От неё пахло коровой и сеном, ему это нравилось. Тело, правда, костлявое, но он к этому привык, у всех крестьянских девушек обычно было такое. Она не слишком красива, но ведь он не смотреть на неё пришёл. Во всем другом девка хоть куда, особенно грудью вышла. Именно из-за груди он её и выбрал.
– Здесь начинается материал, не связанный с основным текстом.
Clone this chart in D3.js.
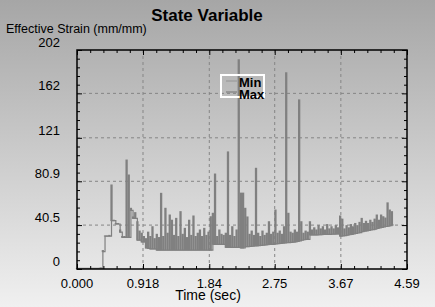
<!DOCTYPE html>
<html>
<head>
<meta charset="utf-8">
<script src="https://cdn.jsdelivr.net/npm/d3@7"></script>
<style>
  body { margin: 0; }
  text { font-family: "Liberation Sans", Arial, sans-serif; }
</style>
</head>
<body>
<div id="chart"></div>
<script>
// tick labels as printed on the chart
var xTicks = [0, 0.918, 1.84, 2.75, 3.67, 4.59];
var xTickLabels = ["0.000", "0.918", "1.84", "2.75", "3.67", "4.59"];
var yTicks = [0, 40.5, 80.9, 121, 162, 202];
var yTickLabels = ["0", "40.5", "80.9", "121", "162", "202"];

var seriesNames = ["Min", "Max"];

var timeSec = [0,
  0.30,0.33,0.36,0.39,0.42,0.45,0.48,0.51,0.54,0.57,
  0.60,0.63,0.66,0.69,0.72,0.75,0.78,0.81,0.84,0.87,
  0.90,0.93,0.96,0.99,1.02,1.05,1.08,1.11,1.14,1.17,
  1.20,1.23,1.26,1.29,1.32,1.35,1.38,1.41,1.44,1.47,
  1.50,1.53,1.56,1.59,1.62,1.65,1.68,1.71,1.74,1.77,
  1.80,1.83,1.86,1.89,1.92,1.95,1.98,2.01,2.04,2.07,
  2.10,2.13,2.16,2.19,2.22,2.25,2.28,2.31,2.34,2.37,
  2.40,2.43,2.46,2.49,2.52,2.55,2.58,2.61,2.64,2.67,
  2.70,2.73,2.76,2.79,2.82,2.85,2.88,2.91,2.94,2.97,
  3.00,3.03,3.06,3.09,3.12,3.15,3.18,3.21,3.24,3.27,
  3.30,3.33,3.36,3.39,3.42,3.45,3.48,3.51,3.54,3.57,
  3.60,3.63,3.66,3.69,3.72,3.75,3.78,3.81,3.84,3.87,
  3.90,3.93,3.96,3.99,4.02,4.05,4.08,4.11,4.14,4.17,
  4.20,4.23,4.26,4.29,4.32,4.35,4.38,4.39];

var minStrain = [0.5,
  0.5,0.5,16,30.4,30.4,30.4,44.6,44.6,41.5,41.5,
  34,29.2,29.2,29.2,29.2,54,46.7,46.7,26.7,26.7,
  25,25,19.4,19,18.5,18.5,18.5,17.5,17.5,17.5,
  17.5,17.5,17.5,17.5,17.5,17.5,17.5,17.5,17.5,17.5,
  17.5,17.5,17.5,17.5,17.5,17.5,17.5,17.5,17.5,17.5,
  17.5,17.5,17.5,22.8,22.8,22.8,22.8,22.8,22.8,20,
  20,20,20,20,20,20,19.4,19.4,20.6,20.6,
  20.8,21,21.2,21.4,21.6,21.8,22,22.2,22.4,22.6,
  22.8,23,23.2,23.4,23.6,23.8,24,24.2,24.4,24.6,
  24.8,25,25.5,26,26.5,27,27.4,27.4,31.4,31.4,
  31.4,31.4,31.6,31.6,31.8,31.8,32,32,32.2,32.2,
  32.3,32.3,30.4,30.6,30.8,31.2,31.6,32,32.4,32.8,
  33.2,33.6,34.4,34.8,35.2,35.6,36,36.4,36.8,37.5,
  38,38.4,38.8,39.2,39.6,40,40.6,40.6];

var maxStrain = [0.5,
  0.5,1,17,30.4,30.4,31,77.5,45,42,42,
  36,30,30,100.5,86.7,56,48,52,43.6,35,
  33,30,28,34,30,39,28,32,29,69.8,
  30,56,33,49.8,45,31,46.7,30,52.9,32,
  37.5,29,45,31,48.9,30,33,36,30,37.5,
  31,34,48.2,51.4,87.6,30,36,32,31,33,
  108,31,39,30,36,193,70,70,56,48,
  32,35,31,92.9,33,30,35,31,33,43.6,
  32,34,54.4,33,35,32,39,181,51.4,34,
  33,36,34,156,43.6,33,35,34,43.6,36,
  38,36,40,37,39,36,41,37,39,37,
  40,38,48.9,46,37,40,38,41,39,42,
  40,43,46.7,42,44,42,45,43,46,49.8,
  45,49.8,48.2,47,61,54.4,52.9,40.6];

var width = 435, height = 307;
var plot = {left: 77, right: 407, top: 50, bottom: 269};

var svg = d3.select("#chart").append("svg")
    .attr("width", width)
    .attr("height", height);

// grey background fade
var grad = svg.append("defs").append("linearGradient")
    .attr("id", "bg")
    .attr("x1", 0).attr("y1", 0).attr("x2", 0).attr("y2", 1);
grad.append("stop").attr("offset", "0%").attr("stop-color", "#a6a6a6");
grad.append("stop").attr("offset", "100%").attr("stop-color", "#f0f0f0");

svg.append("rect")
    .attr("width", width)
    .attr("height", height)
    .attr("fill", "url(#bg)");

var x = d3.scaleLinear()
    .domain([0, 4.59])
    .range([plot.left, plot.right]);
var y = d3.scaleLinear()
    .domain([0, 202])
    .range([plot.bottom, plot.top]);

// minor tick positions: 5 steps between majors
function minorTicks(majors) {
  var arr = [];
  for (var i = 0; i < majors.length - 1; i++) {
    for (var k = 1; k < 5; k++) {
      arr.push(majors[i] + (majors[i + 1] - majors[i]) * k / 5);
    }
  }
  return arr;
}
var xMinor = minorTicks(xTicks);
var yMinor = minorTicks(yTicks);

// dashed grid
svg.append("g").selectAll("line")
    .data(xTicks.slice(1, -1))
    .enter().append("line")
    .attr("x1", function(d) { return x(d); })
    .attr("x2", function(d) { return x(d); })
    .attr("y1", plot.top)
    .attr("y2", plot.bottom)
    .attr("stroke", "#858585")
    .attr("stroke-dasharray", "3,3");
svg.append("g").selectAll("line")
    .data(yTicks.slice(1, -1))
    .enter().append("line")
    .attr("y1", function(d) { return y(d); })
    .attr("y2", function(d) { return y(d); })
    .attr("x1", plot.left)
    .attr("x2", plot.right)
    .attr("stroke", "#858585")
    .attr("stroke-dasharray", "3,3");

// trace: the signal swings between min and max at every sample
var traceColor = "#808080";
var samples = timeSec.map(function(t, i) {
  return {t: t, lo: minStrain[i], hi: maxStrain[i]};
});

svg.append("g").selectAll("line")
    .data(samples)
    .enter().append("line")
    .attr("x1", function(d) { return x(d.t); })
    .attr("x2", function(d) { return x(d.t); })
    .attr("y1", function(d) { return y(d.lo) + 0.5; })
    .attr("y2", function(d) { return y(d.hi) - 0.5; })
    .attr("stroke", traceColor)
    .attr("stroke-width", 2.3);

var minLine = d3.line()
    .curve(d3.curveStepAfter)
    .x(function(d) { return x(d.t); })
    .y(function(d) { return y(d.lo); });

svg.append("path")
    .datum(samples)
    .attr("d", minLine)
    .attr("fill", "none")
    .attr("stroke", traceColor)
    .attr("stroke-width", 1.2);

// inward ticks on all four sides
function tickAxis(axis, values, size, transform) {
  svg.append("g")
      .attr("transform", transform)
      .call(axis.tickValues(values).tickSize(size).tickFormat(""))
      .call(function(g) { g.select(".domain").remove(); })
      .selectAll("line").attr("stroke", "#000");
}
tickAxis(d3.axisTop(x), xTicks, 5, "translate(0," + plot.bottom + ")");
tickAxis(d3.axisTop(x), xMinor, 3, "translate(0," + plot.bottom + ")");
tickAxis(d3.axisBottom(x), xTicks, 5, "translate(0," + plot.top + ")");
tickAxis(d3.axisBottom(x), xMinor, 3, "translate(0," + plot.top + ")");
tickAxis(d3.axisRight(y), yTicks, 5, "translate(" + plot.left + ",0)");
tickAxis(d3.axisRight(y), yMinor, 3, "translate(" + plot.left + ",0)");
tickAxis(d3.axisLeft(y), yTicks, 5, "translate(" + plot.right + ",0)");
tickAxis(d3.axisLeft(y), yMinor, 3, "translate(" + plot.right + ",0)");

// frame
svg.append("rect")
    .attr("x", plot.left)
    .attr("y", plot.top)
    .attr("width", plot.right - plot.left)
    .attr("height", plot.bottom - plot.top)
    .attr("fill", "none")
    .attr("stroke", "#000")
    .attr("stroke-width", 1.5);

// tick labels
svg.append("g").selectAll("text")
    .data(yTicks)
    .enter().append("text")
    .attr("x", 60)
    .attr("y", function(d) { return y(d) - 3; })
    .attr("text-anchor", "end")
    .style("font-size", "13px")
    .text(function(d, i) { return yTickLabels[i]; });

svg.append("g").selectAll("text")
    .data(xTicks)
    .enter().append("text")
    .attr("x", function(d) { return x(d); })
    .attr("y", 287.5)
    .attr("text-anchor", "middle")
    .style("font-size", "13px")
    .text(function(d, i) { return xTickLabels[i]; });

// titles
svg.append("text")
    .attr("x", 207)
    .attr("y", 20.5)
    .attr("text-anchor", "middle")
    .style("font-size", "17px")
    .style("font-weight", "bold")
    .text("State Variable");

svg.append("text")
    .attr("x", 6)
    .attr("y", 33)
    .style("font-size", "12.5px")
    .text("Effective Strain (mm/mm)");

svg.append("text")
    .attr("x", 208)
    .attr("y", 300)
    .attr("text-anchor", "middle")
    .style("font-size", "14px")
    .text("Time (sec)");

// legend
var legend = svg.append("g").attr("transform", "translate(221,75)");
legend.append("rect")
    .attr("width", 43)
    .attr("height", 22)
    .attr("fill", "none")
    .attr("stroke", "#fff")
    .attr("stroke-width", 2);
var legendColors = ["#9a9a9a", "#7f7f7f"];
seriesNames.forEach(function(name, i) {
  legend.append("line")
      .attr("x1", 5).attr("x2", 16)
      .attr("y1", 6 + i * 11).attr("y2", 6 + i * 11)
      .attr("stroke", legendColors[i])
      .attr("stroke-width", 1.2);
  legend.append("text")
      .attr("x", 18)
      .attr("y", 12 + i * 11.5)
      .style("font-size", "13px")
      .style("font-weight", "bold")
      .text(name);
});
</script>
</body>
</html>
Когда баннерет встал, она уже тихо лежала, только всхлипывала. Он бросил ещё один взгляд на распростершееся на соломе тело и настежь открыл дверь хлева. Девушка перевернулась на бок, прижала колени к животу. Призрачный свет луны упал на её голые ноги, ягодицы, изломанную линию выступающего хребта, острые плечи, шею с подергивающейся жилкой.